— Begin —

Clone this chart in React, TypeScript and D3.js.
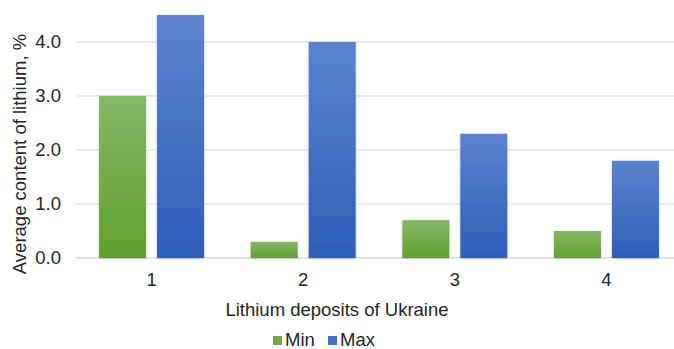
import React from "react";
import * as d3 from "d3";

// Lithium content per deposit
const deposits = ["1", "2", "3", "4"];
const seriesNames = ["Min", "Max"];
const minValues = [3.0, 0.3, 0.7, 0.5];
const maxValues = [4.5, 4.0, 2.3, 1.8];
const yTicks = [0, 1, 2, 3, 4];

const W = 674;
const H = 349;
const FONT = "'Liberation Sans', Arial, sans-serif";
const FS = 18.5;

export default function App() {
  const plotLeft = 75.7;
  const plotRight = 682.3;
  const y = d3.scaleLinear().domain([0, 4.5]).range([258, 15]);
  const x0 = d3.scaleBand<string>().domain(deposits).range([plotLeft, plotRight]).padding(0);
  const x1 = d3
    .scaleBand<string>()
    .domain(seriesNames)
    .range([0, x0.bandwidth()])
    .paddingInner(0.19)
    .paddingOuter(0.4025);

  const rows = deposits.map((d, i) => ({ d, Min: minValues[i], Max: maxValues[i] }));
  const fills: Record<string, string> = { Min: "url(#gMin)", Max: "url(#gMax)" };

  return (
    <svg
      width={W}
      height={H}
      style={{ position: "absolute", left: 0, top: 0, background: "#fff" }}
      fontFamily={FONT}
    >
      <defs>
        <linearGradient id="gMin" x1="0" y1="0" x2="0" y2="1">
          <stop offset="0" stopColor="#84b966" />
          <stop offset="1" stopColor="#61a030" />
        </linearGradient>
        <linearGradient id="gMax" x1="0" y1="0" x2="0" y2="1">
          <stop offset="0" stopColor="#5c83ce" />
          <stop offset="1" stopColor="#2d5fb8" />
        </linearGradient>
        <filter id="shadow" x="-20%" y="-20%" width="140%" height="140%">
          <feDropShadow dx="0" dy="0.5" stdDeviation="1" floodColor="#000" floodOpacity="0.25" />
        </filter>
      </defs>

      {/* gridlines */}
      {yTicks.map((t) => (
        <line
          key={t}
          x1={plotLeft}
          x2={W}
          y1={y(t)}
          y2={y(t)}
          stroke={t === 0 ? "#c8c8c8" : "#d9d9d9"}
          strokeWidth={1}
        />
      ))}

      {/* y tick labels */}
      {yTicks.map((t) => (
        <text
          key={t}
          x={61}
          y={y(t)}
          dy="0.35em"
          textAnchor="end"
          fontSize={FS}
          fill="#262626"
        >
          {t.toFixed(1)}
        </text>
      ))}

      {/* bars */}
      {rows.map((r) => (
        <g key={r.d} transform={`translate(${x0(r.d)},0)`}>
          {seriesNames.map((s) => {
            const v = (r as any)[s] as number;
            return (
              <rect
                key={s}
                x={x1(s)}
                y={y(v)}
                width={x1.bandwidth()}
                height={y(0) - y(v)}
                fill={fills[s]}
                filter="url(#shadow)"
              />
            );
          })}
        </g>
      ))}

      {/* x tick labels */}
      {deposits.map((d) => (
        <text
          key={d}
          x={(x0(d) as number) + x0.bandwidth() / 2}
          y={280}
          dy="0.35em"
          textAnchor="middle"
          fontSize={FS}
          fill="#262626"
        >
          {d}
        </text>
      ))}

      {/* axis titles */}
      <text x={337} y={310} dy="0.35em" textAnchor="middle" fontSize={FS} fill="#262626">
        Lithium deposits of Ukraine
      </text>
      <text
        transform={`translate(20,154) rotate(-90)`}
        dy="0.35em"
        textAnchor="middle"
        fontSize={FS}
        fill="#262626"
      >
        Average content of lithium, %
      </text>

      {/* legend */}
      <g transform="translate(273,340)">
        <rect x={0} y={-4} width={9} height={9} fill="#6aaa3e" />
        <text x={12} y={0} dy="0.35em" fontSize={FS} fill="#262626">Min</text>
        <rect x={55} y={-4} width={9} height={9} fill="#4472c4" />
        <text x={67} y={0} dy="0.35em" fontSize={FS} fill="#262626">Max</text>
      </g>
    </svg>
  );
}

— End —

Print each line of the material above exactly, with the pictures removed from your copy.

Clone this chart in React, TypeScript and D3.js.
import React from "react";
import * as d3 from "d3";

// Lithium content per deposit
const deposits = ["1", "2", "3", "4"];
const seriesNames = ["Min", "Max"];
const minValues = [3.0, 0.3, 0.7, 0.5];
const maxValues = [4.5, 4.0, 2.3, 1.8];
const yTicks = [0, 1, 2, 3, 4];

const W = 674;
const H = 349;
const FONT = "'Liberation Sans', Arial, sans-serif";
const FS = 18.5;

export default function App() {
  const plotLeft = 75.7;
  const plotRight = 682.3;
  const y = d3.scaleLinear().domain([0, 4.5]).range([258, 15]);
  const x0 = d3.scaleBand<string>().domain(deposits).range([plotLeft, plotRight]).padding(0);
  const x1 = d3
    .scaleBand<string>()
    .domain(seriesNames)
    .range([0, x0.bandwidth()])
    .paddingInner(0.19)
    .paddingOuter(0.4025);

  const rows = deposits.map((d, i) => ({ d, Min: minValues[i], Max: maxValues[i] }));
  const fills: Record<string, string> = { Min: "url(#gMin)", Max: "url(#gMax)" };

  return (
    <svg
      width={W}
      height={H}
      style={{ position: "absolute", left: 0, top: 0, background: "#fff" }}
      fontFamily={FONT}
    >
      <defs>
        <linearGradient id="gMin" x1="0" y1="0" x2="0" y2="1">
          <stop offset="0" stopColor="#84b966" />
          <stop offset="1" stopColor="#61a030" />
        </linearGradient>
        <linearGradient id="gMax" x1="0" y1="0" x2="0" y2="1">
          <stop offset="0" stopColor="#5c83ce" />
          <stop offset="1" stopColor="#2d5fb8" />
        </linearGradient>
        <filter id="shadow" x="-20%" y="-20%" width="140%" height="140%">
          <feDropShadow dx="0" dy="0.5" stdDeviation="1" floodColor="#000" floodOpacity="0.25" />
        </filter>
      </defs>

      {/* gridlines */}
      {yTicks.map((t) => (
        <line
          key={t}
          x1={plotLeft}
          x2={W}
          y1={y(t)}
          y2={y(t)}
          stroke={t === 0 ? "#c8c8c8" : "#d9d9d9"}
          strokeWidth={1}
        />
      ))}

      {/* y tick labels */}
      {yTicks.map((t) => (
        <text
          key={t}
          x={61}
          y={y(t)}
          dy="0.35em"
          textAnchor="end"
          fontSize={FS}
          fill="#262626"
        >
          {t.toFixed(1)}
        </text>
      ))}

      {/* bars */}
      {rows.map((r) => (
        <g key={r.d} transform={`translate(${x0(r.d)},0)`}>
          {seriesNames.map((s) => {
            const v = (r as any)[s] as number;
            return (
              <rect
                key={s}
                x={x1(s)}
                y={y(v)}
                width={x1.bandwidth()}
                height={y(0) - y(v)}
                fill={fills[s]}
                filter="url(#shadow)"
              />
            );
          })}
        </g>
      ))}

      {/* x tick labels */}
      {deposits.map((d) => (
        <text
          key={d}
          x={(x0(d) as number) + x0.bandwidth() / 2}
          y={280}
          dy="0.35em"
          textAnchor="middle"
          fontSize={FS}
          fill="#262626"
        >
          {d}
        </text>
      ))}

      {/* axis titles */}
      <text x={337} y={310} dy="0.35em" textAnchor="middle" fontSize={FS} fill="#262626">
        Lithium deposits of Ukraine
      </text>
      <text
        transform={`translate(20,154) rotate(-90)`}
        dy="0.35em"
        textAnchor="middle"
        fontSize={FS}
        fill="#262626"
      >
        Average content of lithium, %
      </text>

      {/* legend */}
      <g transform="translate(273,340)">
        <rect x={0} y={-4} width={9} height={9} fill="#6aaa3e" />
        <text x={12} y={0} dy="0.35em" fontSize={FS} fill="#262626">Min</text>
        <rect x={55} y={-4} width={9} height={9} fill="#4472c4" />
        <text x={67} y={0} dy="0.35em" fontSize={FS} fill="#262626">Max</text>
      </g>
    </svg>
  );
}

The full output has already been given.